Start of INFORMATION PROVIDED

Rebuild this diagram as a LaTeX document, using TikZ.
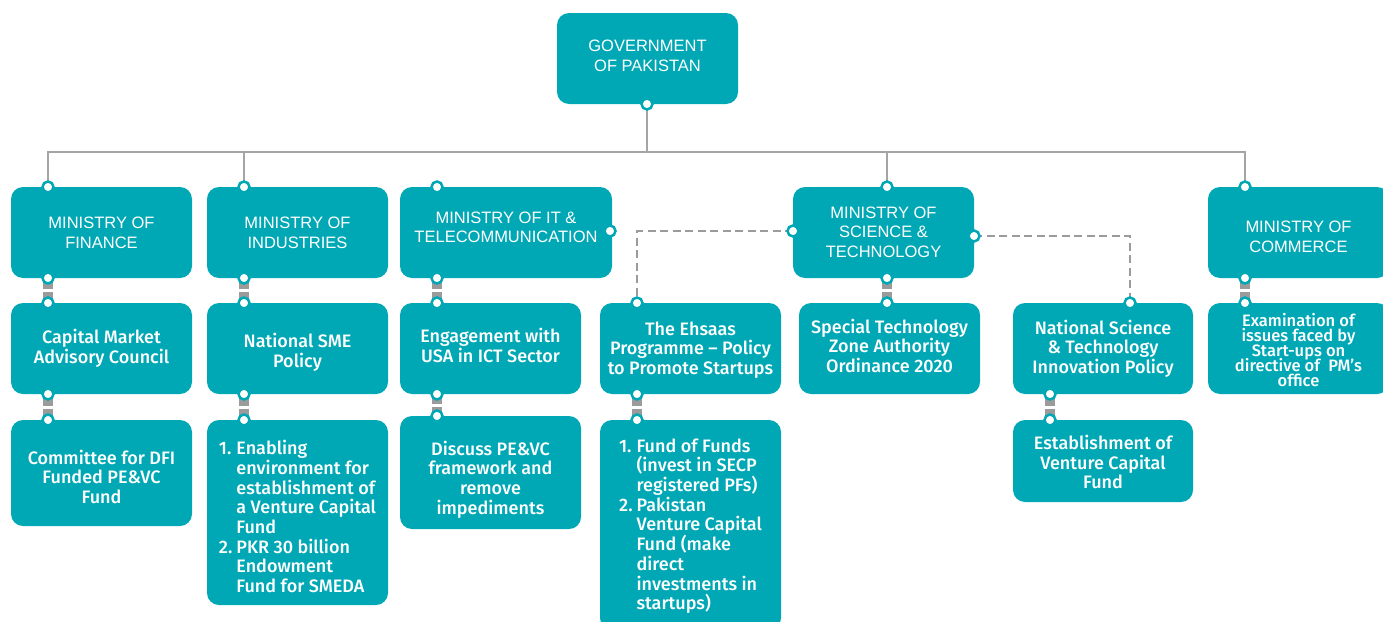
\documentclass[tikz,border=0pt]{standalone}
\usepackage{fontspec}
\setmainfont{Liberation Sans}
\newfontfamily\medfont{Fira Sans}[UprightFont={* Medium}]
\newfontfamily\capfont{Liberation Sans}
\usetikzlibrary{calc,backgrounds}
\definecolor{teal}{RGB}{0,168,181}
\definecolor{treegray}{RGB}{165,165,165}
\definecolor{stubgray}{RGB}{155,155,155}
% centred lines with a fixed baseline distance
\newcommand\tx[2]{\raisebox{#1}[\height][\depth]{\vbox{\lineskiplimit=-100pt\lineskip=0pt\let\\\cr
  \halign{\hfil\vrule height .7\baselineskip depth .3\baselineskip width 0pt##\hfil\cr#2\crcr}}}}
% numbered list with hanging lines
\newcommand\txl[2]{\raisebox{#1}[\height][\depth]{\vbox{\lineskiplimit=-100pt\lineskip=0pt\let\\\cr
  \halign{\vrule height .7\baselineskip depth .3\baselineskip width 0pt##\hfil&\hspace{4pt}##\hfil\cr#2\crcr}}}}
\begin{document}
\begin{tikzpicture}[x=1pt,y=-1pt,
  box/.style={rectangle, rounded corners=12pt, fill=teal, text=white, inner sep=0pt},
  capsfont/.style={font=\capfont\fontsize{16.5}{19.5}\selectfont},
  subfont/.style={font=\medfont\fontsize{18}{19.7}\selectfont},
  dot/.style={circle, fill=white, draw=teal, line width=2.5pt, minimum size=11pt, inner sep=0pt},
  tree/.style={draw=treegray, line width=1.5pt},
  stub/.style={draw=stubgray, line width=10pt},
  dashline/.style={draw=stubgray, line width=2.5pt, dash pattern=on 8pt off 4.5pt}
]
\useasboundingbox (0,0) rectangle (1383,621);

% ---- top
\node[box, capsfont, minimum width=181pt, minimum height=91pt] (gov) at (647.5,58.5) {\tx{1pt}{GOVERNMENT\\OF PAKISTAN}};

% ---- ministries
\node[box, capsfont, minimum width=181pt, minimum height=91pt] (fin) at (101.5,232.5) {\tx{-2pt}{MINISTRY OF\\FINANCE}};
\node[box, capsfont, minimum width=181pt, minimum height=91pt] (ind) at (297.5,232.5) {\tx{-2pt}{MINISTRY OF\\INDUSTRIES}};
\node[box, capsfont, minimum width=212pt, minimum height=91pt] (it) at (506,232.5) {\tx{3.5pt}{MINISTRY OF IT \&\\TELECOMMUNICATION}};
\node[box, capsfont, minimum width=181pt, minimum height=91pt] (st) at (883.5,232.5) {\tx{-1.5pt}{MINISTRY OF\\SCIENCE \&\\TECHNOLOGY}};
\node[box, capsfont, minimum width=181pt, minimum height=91pt] (com) at (1298.5,232.5) {\tx{-6pt}{MINISTRY OF\\COMMERCE}};

% ---- second row
\node[box, subfont, minimum width=181pt, minimum height=91pt] (cm) at (101.5,348.5) {\tx{-1pt}{Capital Market\\Advisory Council}};
\node[box, subfont, minimum width=181pt, minimum height=91pt] (ns) at (297.5,348.5) {\tx{-5pt}{National SME\\Policy}};
\node[box, subfont, minimum width=181pt, minimum height=91pt] (eng) at (490.5,348.5) {\tx{0pt}{Engagement with\\USA in ICT Sector}};
\node[box, subfont, minimum width=181pt, minimum height=91pt] (ehs) at (690.5,348.5) {\tx{-2.5pt}{The Ehsaas\\Programme – Policy\\to Promote Startups}};
\node[box, subfont, minimum width=181pt, minimum height=91pt] (stz) at (889.5,348.5) {\tx{0pt}{Special Technology\\Zone Authority\\Ordinance 2020}};
\node[box, subfont, minimum width=180pt, minimum height=91pt] (nst) at (1103,348.5) {\tx{-1pt}{National Science\\\& Technology\\Innovation Policy}};
\node[box, font=\medfont\fontsize{16.5}{15}\selectfont, minimum width=181pt, minimum height=91pt] (coms) at (1298.5,348.5) {\tx{-4pt}{Examination of\\issues faced by\\Start-ups on\\directive of\ \ PM’s\\office}};

% ---- third row
\node[box, subfont, minimum width=181pt, minimum height=106pt] (dfi) at (101.5,473) {\tx{-6.5pt}{Committee for DFI\\Funded PE\&VC\\Fund}};
\node[box, subfont, minimum width=181pt, minimum height=185pt] (ind3) at (297.5,512.5) {\txl{-7pt}{1.&Enabling\\&environment for\\&establishment of\\&a Venture Capital\\&Fund\\2.&PKR 30 billion\\&Endowment\\&Fund for SMEDA}};
\node[box, subfont, minimum width=181pt, minimum height=113pt] (it3) at (490.5,472.5) {\tx{-8pt}{Discuss PE\&VC\\framework and\\remove\\impediments}};
\node[box, subfont, minimum width=181pt, minimum height=210pt] (ehs3) at (690.5,525) {\txl{-2pt}{1.&Fund of Funds\\&(invest in SECP\\&registered PFs)\\2.&Pakistan\\&Venture Capital\\&Fund (make\\&direct\\&investments in\\&startups)}};
\node[box, subfont, minimum width=180pt, minimum height=82pt] (nst3) at (1103,461) {\tx{-4pt}{Establishment of\\Venture Capital\\Fund}};

% ---- dots
\node[dot] (govB) at (647,104) {};
\node[dot] (finT) at (48,187) {};
\node[dot] (finB) at (48,278) {};
\node[dot] (cmT) at (48,303) {};
\node[dot] (cmB) at (48,394) {};
\node[dot] (dfiT) at (48,420) {};
\node[dot] (indT) at (244,187) {};
\node[dot] (indB) at (244,278) {};
\node[dot] (nsT) at (244,303) {};
\node[dot] (nsB) at (244,394) {};
\node[dot] (ind3T) at (244,420) {};
\node[dot] (itT) at (437,187) {};
\node[dot] (itR) at (610,231) {};
\node[dot] (itB) at (437,278) {};
\node[dot] (engT) at (437,303) {};
\node[dot] (engB) at (437,394) {};
\node[dot] (it3T) at (437,416) {};
\node[dot] (ehsT) at (637,303) {};
\node[dot] (ehsB) at (637,394) {};
\node[dot] (ehs3T) at (637,420) {};
\node[dot] (stT) at (887,187) {};
\node[dot] (stL) at (793,231) {};
\node[dot] (stR) at (974,236) {};
\node[dot] (stB) at (887,278) {};
\node[dot] (stzT) at (887,303) {};
\node[dot] (nstT) at (1130,303) {};
\node[dot] (nstB) at (1050,394) {};
\node[dot] (nst3T) at (1050,420) {};
\node[dot] (comT) at (1245,187) {};
\node[dot] (comB) at (1245,278) {};
\node[dot] (comsT) at (1245,303) {};

\coordinate (bus) at (647,152);

\begin{pgfonlayer}{background}
  \draw[tree] (govB.center) -- (bus);
  \draw[tree] (finT.center) -- (finT.center |- bus) -- (comT.center |- bus) -- (comT.center);
  \draw[tree] (indT.center) -- (indT.center |- bus);
  \draw[tree] (stT.center) -- (stT.center |- bus);
  \draw[dashline] (stL.center) -| (ehsT.center);
  \draw[dashline] (stR.center) -| (nstT.center);
  \foreach \a/\b in {finB/cmT, cmB/dfiT, indB/nsT, nsB/ind3T, itB/engT, engB/it3T, ehsB/ehs3T, stB/stzT, nstB/nst3T, comB/comsT}{
    \draw[stub] (\a.center) -- ($(\a.center)!0.5!(\b.center)+(0,-1.5)$);
    \draw[stub] ($(\a.center)!0.5!(\b.center)+(0,1.5)$) -- (\b.center);
  }
\end{pgfonlayer}
\end{tikzpicture}
\end{document}
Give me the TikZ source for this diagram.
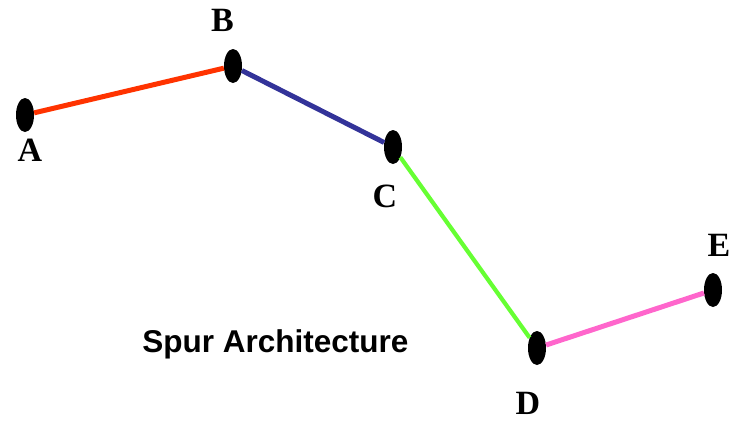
\documentclass[tikz,border=0pt]{standalone}
\usepackage{fontspec}
\setmainfont{Liberation Serif}
\newfontfamily\capfont{Liberation Sans}
\usetikzlibrary{shapes.geometric}
\definecolor{segred}{HTML}{FF3300}
\definecolor{segblue}{HTML}{333399}
\definecolor{seggreen}{HTML}{66FF33}
\definecolor{segpink}{HTML}{FF66CC}
\begin{document}
\begin{tikzpicture}[x=1pt,y=-1pt,
  stop/.style={ellipse,fill=black,inner sep=0pt,minimum width=18pt,minimum height=34pt},
  stoplabel/.style={font=\fontsize{34}{34}\selectfont\bfseries,inner sep=0pt},
  seg/.style={line width=5pt}]
\useasboundingbox (0,0) rectangle (737,421);
% stops
\node[stop] (A) at (25,115) {};
\node[stop] (B) at (233,66) {};
\node[stop] (C) at (393,147) {};
\node[stop] (D) at (537,348) {};
\node[stop] (E) at (713,290) {};
% stop names
\node[stoplabel] (lA) at (30,150) {A};
\node[stoplabel] (lB) at (222.5,20.5) {B};
\node[stoplabel] (lC) at (385,196) {C};
\node[stoplabel] (lD) at (528,403) {D};
\node[stoplabel] (lE) at (719,245) {E};
% segments
\draw[seg,segred] (A) -- (B);
\draw[seg,segblue] (B) -- (C);
\draw[seg,seggreen,line width=4.2pt] (C) -- (D);
\draw[seg,segpink] (D) -- (E);
\node[anchor=base,inner sep=0pt,font=\capfont\fontsize{31.5}{31.5}\selectfont\bfseries] (title) at (275.5,352) {Spur Architecture};
\end{tikzpicture}
\end{document}
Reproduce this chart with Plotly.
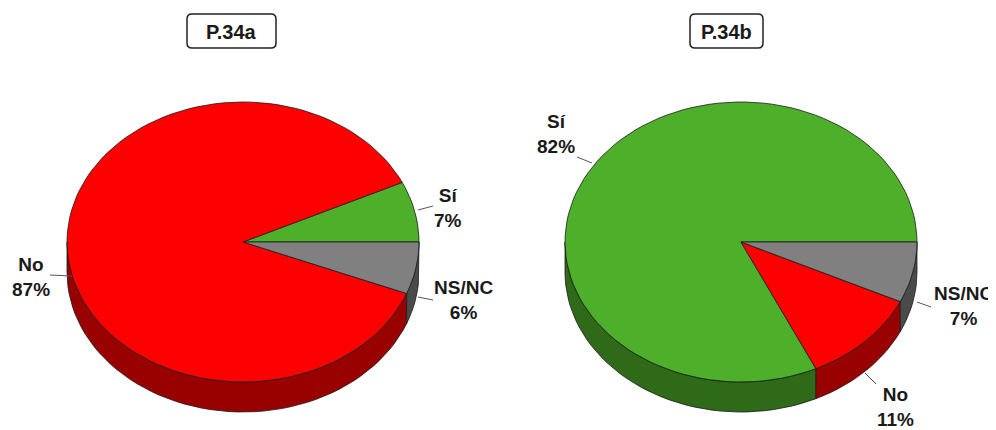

End of INFORMATION PROVIDED

- **STATED EXERCISE**: Quote, word for word and nothing more, every line from the line with "Give me the TikZ source for this diagram." to the end of the entries, including both ends; skip any pictures.

- **TASK SOLUTION**:
Give me the TikZ source for this diagram.
\documentclass[tikz,border=0pt]{standalone}
\usepackage{fontspec}
\setmainfont{Liberation Serif}
\newfontfamily\capfont{Liberation Sans}
\usetikzlibrary{shapes.geometric}
\definecolor{segred}{HTML}{FF3300}
\definecolor{segblue}{HTML}{333399}
\definecolor{seggreen}{HTML}{66FF33}
\definecolor{segpink}{HTML}{FF66CC}
\begin{document}
\begin{tikzpicture}[x=1pt,y=-1pt,
  stop/.style={ellipse,fill=black,inner sep=0pt,minimum width=18pt,minimum height=34pt},
  stoplabel/.style={font=\fontsize{34}{34}\selectfont\bfseries,inner sep=0pt},
  seg/.style={line width=5pt}]
\useasboundingbox (0,0) rectangle (737,421);
% stops
\node[stop] (A) at (25,115) {};
\node[stop] (B) at (233,66) {};
\node[stop] (C) at (393,147) {};
\node[stop] (D) at (537,348) {};
\node[stop] (E) at (713,290) {};
% stop names
\node[stoplabel] (lA) at (30,150) {A};
\node[stoplabel] (lB) at (222.5,20.5) {B};
\node[stoplabel] (lC) at (385,196) {C};
\node[stoplabel] (lD) at (528,403) {D};
\node[stoplabel] (lE) at (719,245) {E};
% segments
\draw[seg,segred] (A) -- (B);
\draw[seg,segblue] (B) -- (C);
\draw[seg,seggreen,line width=4.2pt] (C) -- (D);
\draw[seg,segpink] (D) -- (E);
\node[anchor=base,inner sep=0pt,font=\capfont\fontsize{31.5}{31.5}\selectfont\bfseries] (title) at (275.5,352) {Spur Architecture};
\end{tikzpicture}
\end{document}
Reproduce this chart with Plotly.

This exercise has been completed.